Car dans la Canebière voisine, c’est le chaos. Des heurts opposent les forces de l’ordre à des manifestants remontant l’artère. Outre les gilets jaunes, qui répondaient à l’appel national, d’autres Marseillais avaient également défilé ce jour-là, à l’appel de la CGT ainsi qu’à celui du Collectif 5 novembre, créé après l’effondrement de deux immeubles il y a un mois. Après une convergence des cortèges devant la mairie, la police a répliqué par des tirs de lacrymo, puis coursé un peu partout dans la ville certains groupes violents.
Eclats

Il est environ 18 heures quand les affrontements éclatent près de la rue des Feuillants. D’après les voisins de la victime, celle-ci leur aurait raconté qu’elle avait voulu fermer ses volets pour se protéger lorsqu’elle a reçu au visage des éclats. «On a retrouvé chez elle des plots de grenades», a confirmé lundi le procureur de la République de Marseille, Xavier Tarabeux, précisant qu’«à ce stade, on ne peut pas établir de lien de cause à effet entre la blessure et le décès». Une enquête a été ouverte et les policiers ont déjà entendu lundi Nadja, résidente qui s’est déplacée la première dans l’appartement de la victime. «Quand je suis arrivée, témoigne-t-elle à Libération, elle sortait de la salle de bain une serviette en sang sur la mâchoire. Elle criait : "Ils m’ont visée, ils m’ont visée !" L’appartement était rempli d’une fumée noire. Elle m’a raconté que deux policiers en tenue se trouvaient sur le trottoir d’en face de la Canebière et lui ont tiré dessus.»

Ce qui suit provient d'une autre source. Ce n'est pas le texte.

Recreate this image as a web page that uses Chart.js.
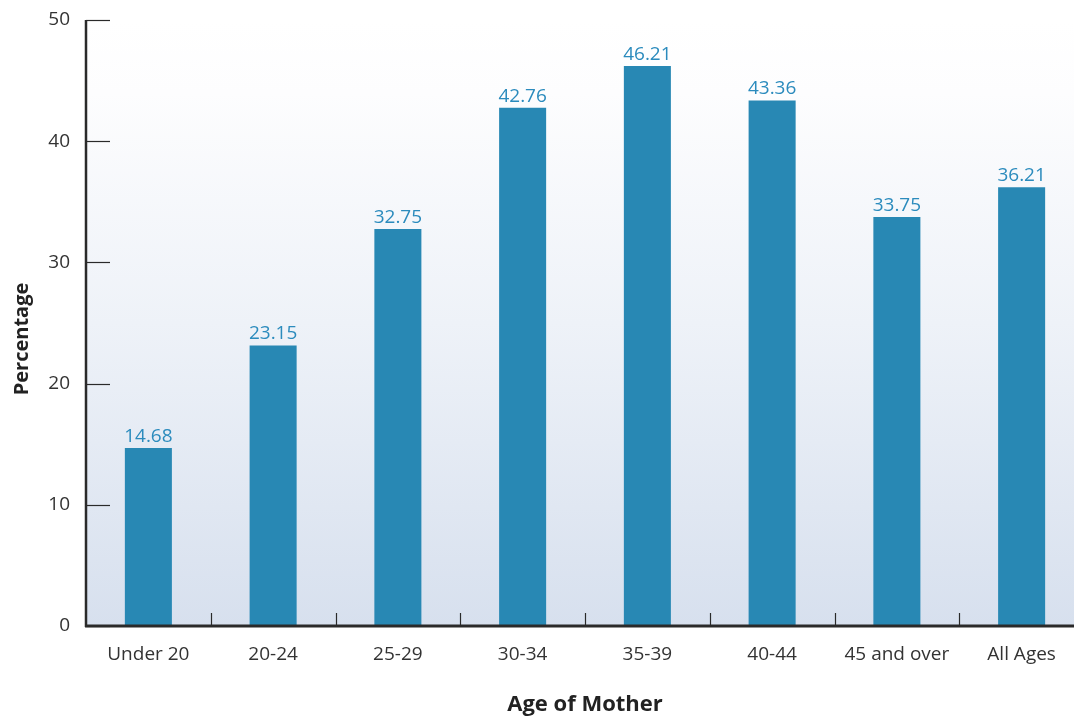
<!DOCTYPE html>
<html><head><meta charset="utf-8">
<script src="https://cdn.jsdelivr.net/npm/chart.js@4/dist/chart.umd.min.js"></script>
<style>html,body{margin:0;padding:0;background:#fff;overflow:hidden}#wrap{width:1084px;height:716px}</style>
</head><body><div id="wrap"><canvas id="c" width="1084" height="716"></canvas></div>
<script>
const categories = ["Under 20","20-24","25-29","30-34","35-39","40-44","45 and over","All Ages"];
const percentages = [14.68, 23.15, 32.75, 42.76, 46.21, 43.36, 33.75, 36.21];
const yTicks = [0,10,20,30,40,50];

const FONT = "'Open Sans', 'DejaVu Sans', sans-serif";

const bgPlugin = {
  id: 'bg',
  beforeDraw(chart) {
    const {ctx, chartArea: a} = chart;
    const g = ctx.createLinearGradient(0, a.top, 0, a.bottom);
    g.addColorStop(0, '#ffffff');
    g.addColorStop(0.12, '#fdfdfe');
    g.addColorStop(0.5, '#eef2f8');
    g.addColorStop(1, '#d7e0ee');
    ctx.save();
    ctx.fillStyle = g;
    ctx.fillRect(a.left, a.top, a.right - a.left, a.bottom - a.top);
    ctx.restore();
  },
  afterDatasetsDraw(chart) {
    const {ctx, chartArea: a, scales} = chart;
    const y = scales.y, x = scales.x;
    ctx.save();
    ctx.strokeStyle = '#2a2a2a';
    ctx.lineWidth = 1.2;
    yTicks.forEach(v => {
      const py = Math.round(y.getPixelForValue(v)) + 0.5;
      ctx.beginPath(); ctx.moveTo(a.left, py); ctx.lineTo(a.left + 24, py); ctx.stroke();
    });
    for (let i = 1; i < categories.length; i++) {
      const px = Math.round((x.getPixelForValue(i - 1) + x.getPixelForValue(i)) / 2) + 0.5;
      ctx.beginPath(); ctx.moveTo(px, a.bottom); ctx.lineTo(px, a.bottom - 13); ctx.stroke();
    }
    ctx.lineWidth = 2.5;
    ctx.beginPath(); ctx.moveTo(a.left, a.top); ctx.lineTo(a.left, a.bottom + 1); ctx.stroke();
    ctx.lineWidth = 3;
    ctx.beginPath(); ctx.moveTo(a.left - 1, a.bottom); ctx.lineTo(chart.width, a.bottom); ctx.stroke();
    // data labels
    ctx.fillStyle = '#2b8bbd';
    ctx.font = "19px " + FONT;
    ctx.textAlign = 'center';
    ctx.textBaseline = 'alphabetic';
    const meta = chart.getDatasetMeta(0);
    meta.data.forEach((bar, i) => {
      ctx.fillText(percentages[i].toFixed(2), bar.x, bar.y - 6);
    });
    // x axis title
    ctx.fillStyle = '#222';
    ctx.font = "bold 22px " + FONT;
    ctx.textBaseline = 'middle';
    ctx.fillText('Age of Mother', (a.left + a.right) / 2, 705);
    // y axis title
    ctx.translate(22, 339);
    ctx.rotate(-Math.PI / 2);
    ctx.font = "bold 20px " + FONT;
    ctx.fillText('Percentage', 0, 0);
    ctx.restore();
  }
};

new Chart(document.getElementById('c'), {
  type: 'bar',
  data: {
    labels: categories,
    datasets: [{
      data: percentages,
      backgroundColor: '#2888b4',
      barPercentage: 0.377,
      categoryPercentage: 1.0
    }]
  },
  options: {
    responsive: false,
    animation: false,
    layout: { padding: { top: 20, left: 0, right: 0, bottom: 0 } },
    plugins: { legend: { display: false }, tooltip: { enabled: false } },
    scales: {
      x: {
        grid: { display: false, drawTicks: false },
        border: { display: false },
        ticks: { color: '#333', font: { family: FONT, size: 19 }, padding: 17 },
        afterFit(s) { s.height = 90; s.paddingLeft = 0; s.paddingRight = 0; }
      },
      y: {
        min: 0, max: 50,
        afterBuildTicks(s) { s.ticks = yTicks.map(v => ({value: v})); },
        grid: { display: false, drawTicks: false },
        border: { display: false },
        ticks: { color: '#333', font: { family: FONT, size: 19 }, padding: 16 },
        afterFit(s) { s.width = 86; s.paddingTop = 0; s.paddingBottom = 0; }
      }
    }
  },
  plugins: [bgPlugin]
});
</script></body></html>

Les commerces voisins ont eux aussi subi de plein fouet les jets de lacrymo. «Les gens s’étouffaient, on les a fait entrer dans le restaurant pour fermer les portes, raconte Nadia, qui travaille au snack au pied de l’immeuble. Les CRS étaient postés sur le trottoir d’en face, ils tiraient droit sur nous, alors que les manifestants étaient un peu plus haut.» Une version que conteste naturellement Jean-Marie Allemand, secrétaire régional du syndicat de policiers Alliance : «Si vous tirez dans le tas, ça s’appelle un tir tendu et c’est interdit, explique-t-il. Les policiers visaient bien les manifestants mais avec un tir courbe. A ce stade, on ne sait pas encore ce qui s’est passé. C’est un drame, la première fois que j’entends un tel concours de circonstances…» C’est ce que devrait permettre de déterminer l’enquête de l’IGPN qui a été ouverte.
Stress

Une autopsie a été pratiquée lundi. «Que ce soit l’éclat qui l’ait menée à l’hôpital, cela semble ne pas faire de doutes, poursuit Jean-Marie Allemand. Mais est-ce que sa mort n’est pas due à un problème opératoire, du fait de son grand âge ?» Dans la pharmacie de la rue des Feuillants, on connaissait bien la victime. «Elle était diabétique et cardiaque, elle portait un pacemaker, confirme Aimée Senior, la pharmacienne. Mais elle était très bien. Peut-être qu’elle n’a pas supporté le stress du choc. En tout cas, ce n’est pas sa maladie qui l’a tuée.»